Committee imposes Rs. 50,000 fine on CA for failing to exercise due diligence in loan classification and director remuneration verification during audit.
Meetu Kumari | Mar 10, 2026 |
Chartered Accountant Penalized Rs. 50,000 For Failure To Exercise Audit Due Diligence
The complaint was filed by the Registrar of Companies, Karnataka, against CA Ajay Kumar Sharma regarding the audit of M/s Skylinks Technology Pvt. Ltd. for FY 2020–21. The company was suspected to be part of a network operating loan applications that provided short-term loans at high interest rates and used coercive recovery practices. During scrutiny of filings, the ROC noticed discrepancies in the financial statements.

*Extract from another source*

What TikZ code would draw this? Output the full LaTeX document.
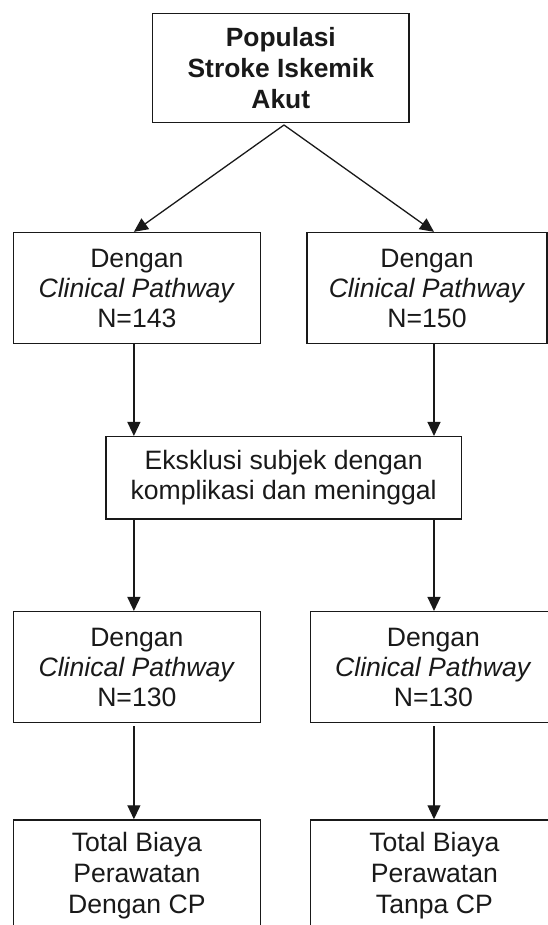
\documentclass[tikz,border=0pt]{standalone}
\usepackage{fontspec}
\setmainfont{Liberation Sans}
\usetikzlibrary{arrows.meta}
\begin{document}
\begin{tikzpicture}[x=1pt,y=-1pt,
  box/.style={draw=black!90,line width=1.5pt,rectangle,inner sep=0pt,align=center,
    font=\fontsize{26.6}{30}\selectfont,text=black!90},
  conn/.style={draw=black!90,line width=1.3pt,-{Triangle[width=13pt,length=14pt]}}]
\useasboundingbox (0,0) rectangle (548,925);
\node[box,minimum width=256.2pt,minimum height=109.4pt,font=\fontsize{26.4}{31}\selectfont\bfseries] (top) at (280.8,68) {Populasi\\Stroke Iskemik\\Akut};
\node[box,minimum width=247.1pt,minimum height=110.8pt] (l1) at (136.85,288) {Dengan\\\textit{Clinical Pathway}\\N=143};
\node[box,minimum width=240.1pt,minimum height=110.8pt] (r1) at (427,288) {Dengan\\\textit{Clinical Pathway}\\N=150};
\node[box,minimum width=355.3pt,minimum height=82.3pt] (ex) at (283.65,477.85) {Eksklusi subjek dengan\\komplikasi dan meninggal};
\node[box,minimum width=247.1pt,minimum height=111pt] (l2) at (136.85,667.2) {Dengan\\\textit{Clinical Pathway}\\N=130};
\node[box,minimum width=246pt,minimum height=111pt] (r2) at (433.4,667.2) {Dengan\\\textit{Clinical Pathway}\\N=130};
\node[box,minimum width=247.1pt,minimum height=111pt,font=\fontsize{26.6}{31}\selectfont] (l3) at (136.85,875.5) {Total Biaya\\Perawatan\\Dengan CP};
\node[box,minimum width=248pt,minimum height=111pt,font=\fontsize{26.6}{31}\selectfont] (r3) at (434.4,875.5) {Total Biaya\\Perawatan\\Tanpa CP};
\coordinate (cl) at (133.9,0);
\coordinate (cr) at (434,0);
\coordinate (apex) at (284,125);
\draw[conn] (apex) -- (l1.north -| cl);
\draw[conn] (apex) -- (r1.north -| cr);
\draw[conn] (l1.south -| cl) -- (ex.north -| cl);
\draw[conn] (r1.south -| cr) -- (ex.north -| cr);
\draw[conn] (ex.south -| cl) -- (l2.north -| cl);
\draw[conn] (ex.south -| cr) -- (r2.north -| cr);
\draw[conn,shorten <=3pt] (l2.south -| cl) -- (l3.north -| cl);
\draw[conn,shorten <=3pt] (r2.south -| cr) -- (r3.north -| cr);
\end{tikzpicture}
\end{document}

A loan of Rs. 2.99 crore from M/s Glitter Sky Technology Pvt. Ltd. was shown as short-term borrowing in the audited balance sheet but disclosed as long-term borrowing in Form AOC-4 filed with the ROC.
The auditor also failed to produce the loan agreement during the proceedings. Another inconsistency related to director remuneration of Rs. 6 lakh paid to three individuals who were not listed as directors on the Ministry of Corporate Affairs portal. The auditor could not provide board resolutions or other records confirming their appointment. The Director (Discipline) of the Institute of Chartered Accountants of India formed a prima facie view that the auditor had failed to exercise due diligence and referred the matter to the Disciplinary Committee.
Main Issue: Whether the statutory auditor was guilty of professional misconduct for failing to properly verify loan classification and director remuneration disclosures in the audited financial statements.
Tribunal’s Decision: The Disciplinary Committee of the Institute of Chartered Accountants of India held the auditor guilty of professional misconduct under Clause (7) of Part-I of the Second Schedule to the Chartered Accountants Act, 1949. It observed that the auditor failed to maintain audit documentation for the Rs. 2.99 crore borrowing, contrary to SA-230 requirements, and relied solely on management explanations.
The Committee also noted that remuneration was disclosed for persons who were not directors according to MCA records, indicating failure to perform basic verification procedures. Although the auditor cited reliance on company records and COVID-19 disruptions, the Committee held that absence of malafide intent does not excuse lack of due diligence. Thus, the Committee reprimanded the respondent and imposed a fine of Rs. 50,000, payable within sixty days.